ボッティチェリの『春』でも『ヴィーナスの誕生』でもいい。たくさんあるラファエロの聖母子像でも『アテネの学堂』でもいい。登場人物はすべて動き出そうとしている。静止画でさえ、いまにも瞬きしようとしている。これはもう、ルネサンス絵画の本質というよりは西洋絵画の本質で、ボッティチェリだろうがラファエロだろうが、レオナルドだろうがミケランジェロだろうが、さらには時代下ってカラヴァッジョだろうが、あるいはレンブラントだろうがフェルメールだろうが、すべてそうです。

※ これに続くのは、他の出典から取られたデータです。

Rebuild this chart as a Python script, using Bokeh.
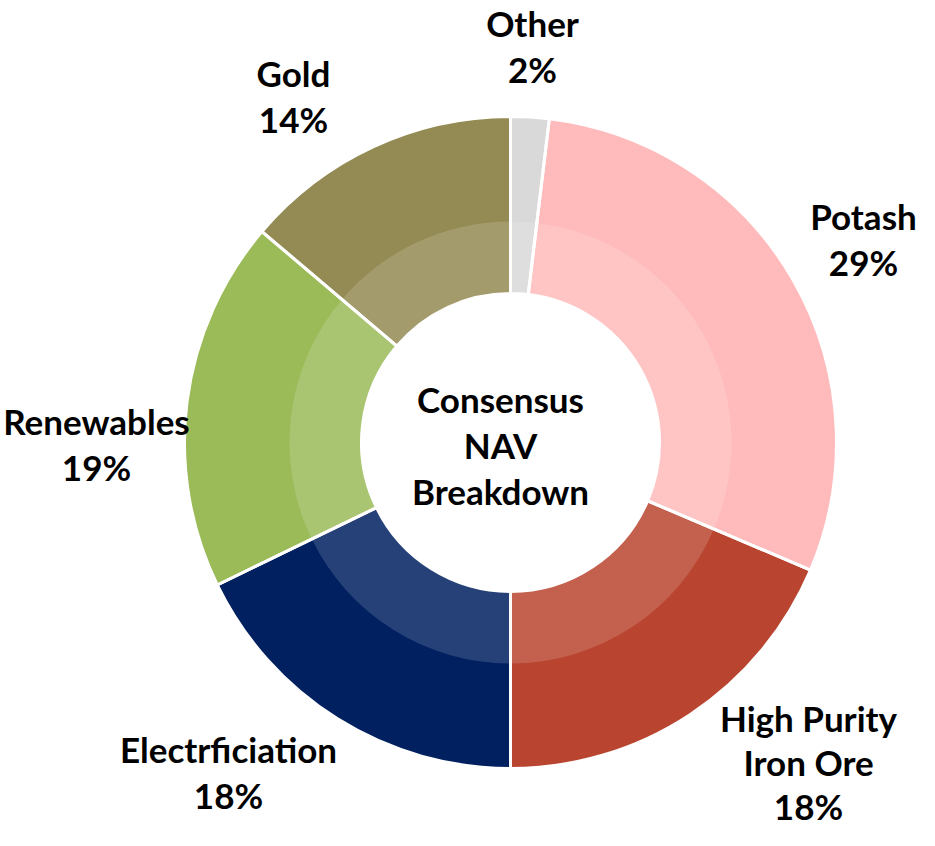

ということは、彼らの絵をもとにしてアニメが作れるように出来ているということです。原画もキャラクターも台本も全部そろっている。ボッティチェリ作画、高畑勲監督『春』なんてことがありえたということです。それこそが、イタリア・ルネサンスの魅力の核心であると考えたほうが、よほど分かりが早い。実際、コマーシャル・フィルムなどで、そういうことを試みている例ーーたとえば優しくウィンクする『モナ・リザ』ーーが少なくないわけですが、コンピュータ・グラフィクスの驚異的な発展がこれからどんなことを可能にするか、空恐ろしいほどです。ルネサンス絵画のすべてが動き出すことになるかもしれないわけですから。
(中略)
……その眼で眺め直してみると、ゴンブリッチが援用したジェームズ・J・ギブソンの知覚論や、ルドルフ・アルンハイムの視覚論、エルンスト・クリスのカリカチュア論を含む精神分析的美術論などが、アニメーション探究に役立たないはずがありません。漫画論ーーとりわけ少女漫画論、劇画論ーーについてはもちろんのことです。
西洋ルネサンスとアニメ・ルネサンスを雁行する視覚芸術史上の事件として眺めるというこの考え方は、さらにいろいろ興味深い示唆を含みます。たとえば前者においてはキリスト教が占めた位置を後者においてはエコロジー(生態学)信仰が占めています。終末論として似ているのです。
高畑の作品も宮崎の作品も、大略、このような視点から眺められなければならないと私は思っていますが、しかしそれだけではもちろんありません。